The other boys began to laugh at my boots. And then questioned my ability as a player. So in my non-confrontational way, I just decided it would be better if I went home. This first experience of football didn’t deter me, however, and instead, I just played with a friend, who lived around the corner, in our back gardens. Since then I plucked up the courage to try out another team (and bought a new pair of boots after saving up some pocket money) and went on to play for a variety of clubs, up to a county league standard. On my way, picking up a few top goalscorer of the season awards.
I can’t help but think that if I hadn’t have had that friend to play with after my initial bad experience, I’m not sure I’d have the feelings & enjoyment I have now, from the game. But wait, here’s the best bit. That friend was a girl.

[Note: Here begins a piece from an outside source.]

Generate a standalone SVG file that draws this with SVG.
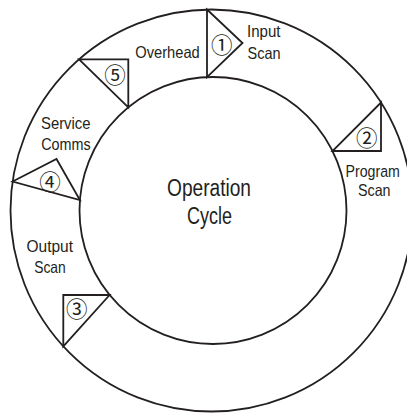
<svg xmlns="http://www.w3.org/2000/svg" width="407" height="414" viewBox="0 0 407 414">
<style>
.ln{fill:none;stroke:#231f20;stroke-width:1.8;stroke-linejoin:miter}
.lb{font-family:"Liberation Sans",Arial,sans-serif;font-size:16.5px;fill:#231f20}
.big{font-family:"Liberation Sans",Arial,sans-serif;font-size:23px;fill:#231f20}
.num{font-family:"Noto Sans CJK JP","DejaVu Sans",sans-serif;font-size:21.5px;fill:#231f20;text-anchor:middle;dominant-baseline:central}
</style>
<rect width="407" height="414" fill="#fff"/>
<g id="ring">
<circle class="ln" cx="211.5" cy="210.5" r="201"/>
<circle class="ln" cx="213" cy="210.5" r="133.5"/>
</g>
<g id="center">
<text class="big" x="167" y="196" textLength="84" lengthAdjust="spacingAndGlyphs">Operation</text>
<text class="big" x="187" y="224.3" textLength="45" lengthAdjust="spacingAndGlyphs">Cycle</text>
</g>
<g id="input-scan">
<polygon class="ln" points="207,9.5 242.5,43 207,77.1"/>
<text class="num" x="221.7" y="43.3">①</text>
<text class="lb" x="247" y="37.3" textLength="33.5" lengthAdjust="spacingAndGlyphs">Input</text>
<text class="lb" x="247.5" y="59.3" textLength="33" lengthAdjust="spacingAndGlyphs">Scan</text>
</g>
<g id="program-scan">
<polygon class="ln" points="381,102.5 381,151 332.5,151"/>
<text class="num" x="366.7" y="136.7">②</text>
<text class="lb" transform="translate(345.5,176.7) scale(0.86,1)" x="0" y="0">Program</text>
<text class="lb" x="358" y="196" textLength="32.5" lengthAdjust="spacingAndGlyphs">Scan</text>
</g>
<g id="output-scan">
<polygon class="ln" points="63.3,295 109.6,295 63.3,346.3"/>
<text class="num" x="76.7" y="307.3">③</text>
<text class="lb" x="26.5" y="252.3" textLength="46.5" lengthAdjust="spacingAndGlyphs">Output</text>
<text class="lb" x="34.2" y="273.3" textLength="31.5" lengthAdjust="spacingAndGlyphs">Scan</text>
</g>
<g id="service-comms">
<polygon class="ln" points="12.6,181.5 56.5,159 79.9,200"/>
<text class="num" x="50" y="180">④</text>
<text class="lb" x="41" y="129" textLength="49.5" lengthAdjust="spacingAndGlyphs">Service</text>
<text class="lb" x="41.2" y="150" textLength="49.5" lengthAdjust="spacingAndGlyphs">Comms</text>
</g>
<g id="overhead">
<polygon class="ln" points="79.1,59.3 128.3,59.3 128.3,107.3"/>
<text class="num" x="115" y="73.5">⑤</text>
<text class="lb" x="135.3" y="58.3" textLength="64.5" lengthAdjust="spacingAndGlyphs">Overhead</text>
</g>
</svg>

Oddly, though, she was pretty much the only girl I ever saw playing football growing up. Women’s football, from my perspective, has always been in the distance somewhere. Of course, I have come across girls playing football and I’ve even coached a few in my time; not to mention seeing the FA cup final on TV once or twice, but it’s never been mainstream and to be fair, it isn’t mainstream. Yet.
Certain sports, like tennis & athletics, have a huge focus on women. The likes of Serena Williams & Jessica Ennis-Hill give those sports a huge boost and I think football, can learn a lot from these sports. What is great to see are professional, female, footballers starting to take the limelight. Taking that one step further, are companies like SSE, who are actively promoting & improving women’s football. For example, SSE is running a campaign called dads & daughters, which is all about highlighting how ‘daughters’ came to love the game from their father’s influence. Here’s a video explaining:
Not only did Daisy’s dad help her discover a passion for women’s football, he also helped her discover an escape from her Tourettes Syndrome.
SSE aren’t just running this campaign, but they also coordinate up to 60 clubs nationwide, purely for girls, in collaboration with the FA. The FA SSE Girls Football Participation Programme is in full flow, and with plenty of locations, it’s worth seeing if there’s a club near you. SSE is one of the UK’s leading energy companies, supplying energy to around 8.21 million customers throughout Great Britain and Ireland, which makes it even more incredible that they’re backing girls’ football to such a degree.
As an ex-primary school teacher, who used to coach the school football teams, I was always thrilled when girls wanted to participate. I like to think that exposure to the game they had with me will lead them on to playing more and more. But even more importantly than that, I hope that whatever sport my daughter takes an interest in, I can help cultivate that interest and help her excel and achieve as highly as possible.
Whether parents like to accept it or not, they hold the greatest influence over their children. It isn’t their friends, it isn’t teachers or coaches, it isn’t grandparents, it’s you, their parent. If we really want to see a rise in women’s football, we have to get the parents to nurture their young interests in the game, just like Daisy’s dad did.